I had never made Chicken Karaage until last week when my mom was in town celebrating her 83rd birthday.

Happy Birthday, Mom!

Happy Birthday, Mom!

We had planned to grill chicken our favorite way — and make Huli Huli Chicken. But alas, Mother Nature wasn’t be cooperative. I had already marinated 5 pounds of chicken thighs and I wasn’t about to not cook it for my mom’s celebration.  I remembered that the nice guy, Eric, who had given me the Huli Huli Chicken recipe, had told me he cooks it by dredging in corn starch or flour and frying it.  So I decided to give it a try.  I skinned the marinated chicken and cut into 1-inch pieces.  I tossed it in flour because I was out of corn starch.  The traditional way is to use potato starch if you have it.  I then fried it in a skillet in about 1/2-inch to 1-inch of oil.  You could also easily deep fry it.

The chicken was superb!  You would think that marinating for 24 hours would be overkill, but it is perfect.  The lightly fried chicken was tasty and had a thin delicate crust.  I served  it with hot white rice and Miso Green Beans.  My mom loves when I cook for her rather than going out, so I was happy to be able to pull it together even though it wasn’t exactly what we had planned.

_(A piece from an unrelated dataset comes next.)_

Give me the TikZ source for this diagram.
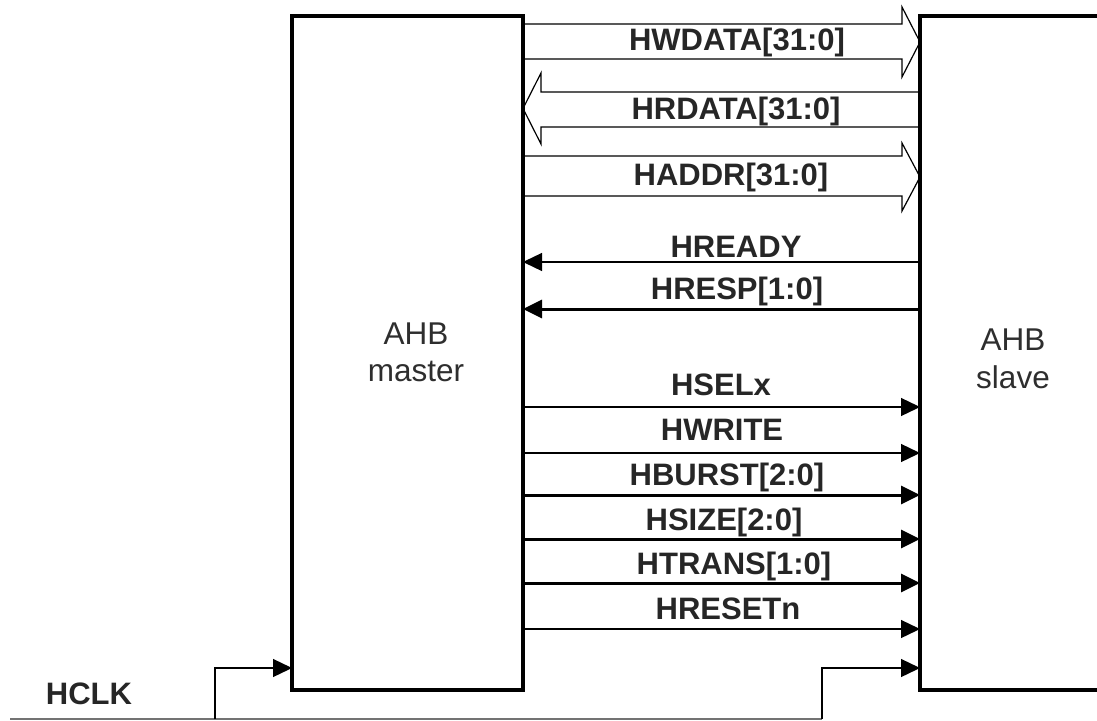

Have you ever had Chicken Karaage in a Japanese restaurant?  Try it out — or better yet — make it yourself! 🙂

karaage chicken 3

Chicken Karaage

½ cup soy sauce

¼ cup sugar

2 tablespoons rice vinegar

1 tablespoon sake

10 slices ginger

5 large garlic cloves, smashed

1 tablespoon sesame oil

4-5 lbs. chicken thighs, de-boned, skin on

About 1 cup of flour, corn starch, or potato flour

1.  Mix soy, sugar, vinegar, sake, ginger, garlic, and sesame oil together until sugar dissolves.   Marinate chicken in mixture for 24 hours in refrigerator, turning once or twice.

2.  When ready to cook, skin chicken thighs and chop into 1-inch pieces.  Toss in flour until completely coated.

3.  Heat about 1 inch oil in skillet (or more if deep frying).  Fry chicken on each side for about 2 minutes each or until golden brown.  Drain on a rack over a baking sheet.  Serve immediately.